=== Aim ===
Without the pictures, return all of the material exactly as written.
------ Data section ------
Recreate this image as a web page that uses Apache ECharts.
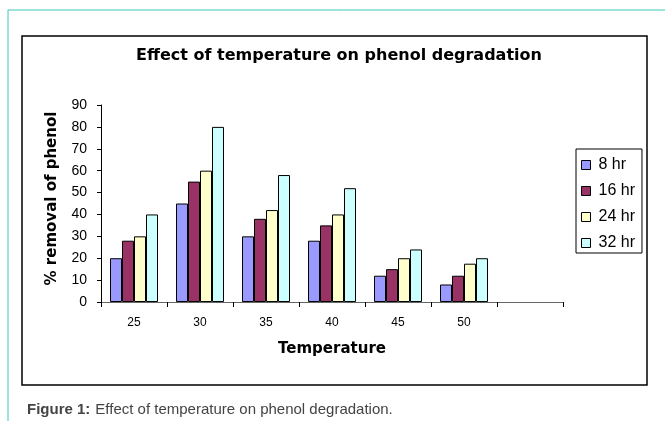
<!DOCTYPE html>
<html>
<head>
<meta charset="utf-8">
<script src="https://cdn.jsdelivr.net/npm/echarts@6/dist/echarts.min.js"></script>
<style>
  html, body { margin: 0; padding: 0; background: #fff; }
  #chart { width: 665px; height: 421px; }
</style>
</head>
<body>
<div id="chart"></div>
<script>
// data
const temperatures = ["25", "30", "35", "40", "45", "50", ""];
const hr8 = [20, 45, 30, 28, 12, 8];
const hr16 = [28, 55, 38, 35, 15, 12];
const hr24 = [30, 60, 42, 40, 20, 17.5];
const hr32 = [40, 80, 58, 52, 24, 20];
const seriesNames = ["8 hr", "16 hr", "24 hr", "32 hr"];
const seriesColors = ["#9999ff", "#993366", "#ffffcc", "#ccffff"];

const font = "Arial, 'Liberation Sans', sans-serif";
const boldFont = "'DejaVu Sans', sans-serif";
const myChart = echarts.init(document.getElementById("chart"));

const makeBar = (i, data) => ({
  name: seriesNames[i],
  type: "bar",
  barWidth: 12,
  barGap: "0%",
  itemStyle: { color: seriesColors[i], borderColor: "#000", borderWidth: 1 },
  data: data,
});

const option = {
  animation: false,
  textStyle: { fontFamily: font },
  graphic: [
    // teal frame of the figure
    { type: "line", shape: { x1: 8, y1: 10, x2: 665, y2: 10 }, style: { stroke: "#3cc8b4", lineWidth: 1 } },
    { type: "line", shape: { x1: 8, y1: 10, x2: 8, y2: 421 }, style: { stroke: "#3cc8b4", lineWidth: 1 } },
    // chart area box
    { type: "rect", shape: { x: 22, y: 36, width: 625, height: 349 }, style: { fill: "none", stroke: "#000", lineWidth: 1.5 }, z: 0 },
  ],
  title: [
    {
      text: "Effect of temperature on phenol degradation",
      left: 334,
      top: 43,
      textAlign: "center",
      textStyle: { fontSize: 16, fontWeight: "bold", color: "#000", fontFamily: boldFont },
    },
    {
      text: "{b|Figure 1:} {n|Effect of temperature on phenol degradation.}",
      left: 22,
      top: 396,
      textStyle: {
        fontWeight: "normal",
        rich: {
          b: { fontSize: 15, fontWeight: "bold", color: "#444", fontFamily: font },
          n: { fontSize: 15, fontWeight: "normal", color: "#444", fontFamily: font },
        },
      },
    },
  ],
  legend: {
    orient: "vertical",
    left: 576,
    top: 149,
    padding: [8, 7, 2, 5],
    itemGap: 10,
    itemWidth: 9,
    itemHeight: 9,
    borderColor: "#000",
    borderWidth: 1,
    icon: "rect",
    itemStyle: { borderColor: "#000", borderWidth: 1 },
    textStyle: { fontSize: 16, lineHeight: 16, color: "#000", fontFamily: font, padding: [0, 0, 0, 3] },
    data: seriesNames,
  },
  grid: { left: 101, top: 105, right: 102, bottom: 119 },
  xAxis: {
    type: "category",
    data: temperatures,
    name: "Temperature",
    nameLocation: "middle",
    nameGap: 40,
    nameTextStyle: { fontSize: 15, fontWeight: "bold", color: "#000", fontFamily: boldFont },
    axisLine: { lineStyle: { color: "#666" } },
    axisTick: { show: true, interval: 0, length: 5, lineStyle: { color: "#000" } },
    axisLabel: { fontSize: 12, color: "#000", margin: 15, fontFamily: font },
  },
  yAxis: {
    type: "value",
    min: 0,
    max: 90,
    interval: 10,
    name: "% removal of phenol",
    nameLocation: "middle",
    nameGap: 41,
    nameTextStyle: { fontSize: 15, fontWeight: "bold", color: "#000", fontFamily: boldFont, padding: [0, 0, 0, 10] },
    axisLine: { show: true, lineStyle: { color: "#000" } },
    axisTick: { show: true, length: 4, lineStyle: { color: "#000" } },
    axisLabel: { fontSize: 14, color: "#000", margin: 14, fontFamily: font },
    splitLine: { show: false },
  },
  series: [makeBar(0, hr8), makeBar(1, hr16), makeBar(2, hr24), makeBar(3, hr32)],
};

myChart.setOption(option);
</script>
</body>
</html>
------
=== Exercise solution ===
Recreate this image as a web page that uses Apache ECharts.
<!DOCTYPE html>
<html>
<head>
<meta charset="utf-8">
<script src="https://cdn.jsdelivr.net/npm/echarts@6/dist/echarts.min.js"></script>
<style>
  html, body { margin: 0; padding: 0; background: #fff; }
  #chart { width: 665px; height: 421px; }
</style>
</head>
<body>
<div id="chart"></div>
<script>
// data
const temperatures = ["25", "30", "35", "40", "45", "50", ""];
const hr8 = [20, 45, 30, 28, 12, 8];
const hr16 = [28, 55, 38, 35, 15, 12];
const hr24 = [30, 60, 42, 40, 20, 17.5];
const hr32 = [40, 80, 58, 52, 24, 20];
const seriesNames = ["8 hr", "16 hr", "24 hr", "32 hr"];
const seriesColors = ["#9999ff", "#993366", "#ffffcc", "#ccffff"];

const font = "Arial, 'Liberation Sans', sans-serif";
const boldFont = "'DejaVu Sans', sans-serif";
const myChart = echarts.init(document.getElementById("chart"));

const makeBar = (i, data) => ({
  name: seriesNames[i],
  type: "bar",
  barWidth: 12,
  barGap: "0%",
  itemStyle: { color: seriesColors[i], borderColor: "#000", borderWidth: 1 },
  data: data,
});

const option = {
  animation: false,
  textStyle: { fontFamily: font },
  graphic: [
    // teal frame of the figure
    { type: "line", shape: { x1: 8, y1: 10, x2: 665, y2: 10 }, style: { stroke: "#3cc8b4", lineWidth: 1 } },
    { type: "line", shape: { x1: 8, y1: 10, x2: 8, y2: 421 }, style: { stroke: "#3cc8b4", lineWidth: 1 } },
    // chart area box
    { type: "rect", shape: { x: 22, y: 36, width: 625, height: 349 }, style: { fill: "none", stroke: "#000", lineWidth: 1.5 }, z: 0 },
  ],
  title: [
    {
      text: "Effect of temperature on phenol degradation",
      left: 334,
      top: 43,
      textAlign: "center",
      textStyle: { fontSize: 16, fontWeight: "bold", color: "#000", fontFamily: boldFont },
    },
    {
      text: "{b|Figure 1:} {n|Effect of temperature on phenol degradation.}",
      left: 22,
      top: 396,
      textStyle: {
        fontWeight: "normal",
        rich: {
          b: { fontSize: 15, fontWeight: "bold", color: "#444", fontFamily: font },
          n: { fontSize: 15, fontWeight: "normal", color: "#444", fontFamily: font },
        },
      },
    },
  ],
  legend: {
    orient: "vertical",
    left: 576,
    top: 149,
    padding: [8, 7, 2, 5],
    itemGap: 10,
    itemWidth: 9,
    itemHeight: 9,
    borderColor: "#000",
    borderWidth: 1,
    icon: "rect",
    itemStyle: { borderColor: "#000", borderWidth: 1 },
    textStyle: { fontSize: 16, lineHeight: 16, color: "#000", fontFamily: font, padding: [0, 0, 0, 3] },
    data: seriesNames,
  },
  grid: { left: 101, top: 105, right: 102, bottom: 119 },
  xAxis: {
    type: "category",
    data: temperatures,
    name: "Temperature",
    nameLocation: "middle",
    nameGap: 40,
    nameTextStyle: { fontSize: 15, fontWeight: "bold", color: "#000", fontFamily: boldFont },
    axisLine: { lineStyle: { color: "#666" } },
    axisTick: { show: true, interval: 0, length: 5, lineStyle: { color: "#000" } },
    axisLabel: { fontSize: 12, color: "#000", margin: 15, fontFamily: font },
  },
  yAxis: {
    type: "value",
    min: 0,
    max: 90,
    interval: 10,
    name: "% removal of phenol",
    nameLocation: "middle",
    nameGap: 41,
    nameTextStyle: { fontSize: 15, fontWeight: "bold", color: "#000", fontFamily: boldFont, padding: [0, 0, 0, 10] },
    axisLine: { show: true, lineStyle: { color: "#000" } },
    axisTick: { show: true, length: 4, lineStyle: { color: "#000" } },
    axisLabel: { fontSize: 14, color: "#000", margin: 14, fontFamily: font },
    splitLine: { show: false },
  },
  series: [makeBar(0, hr8), makeBar(1, hr16), makeBar(2, hr24), makeBar(3, hr32)],
};

myChart.setOption(option);
</script>
</body>
</html>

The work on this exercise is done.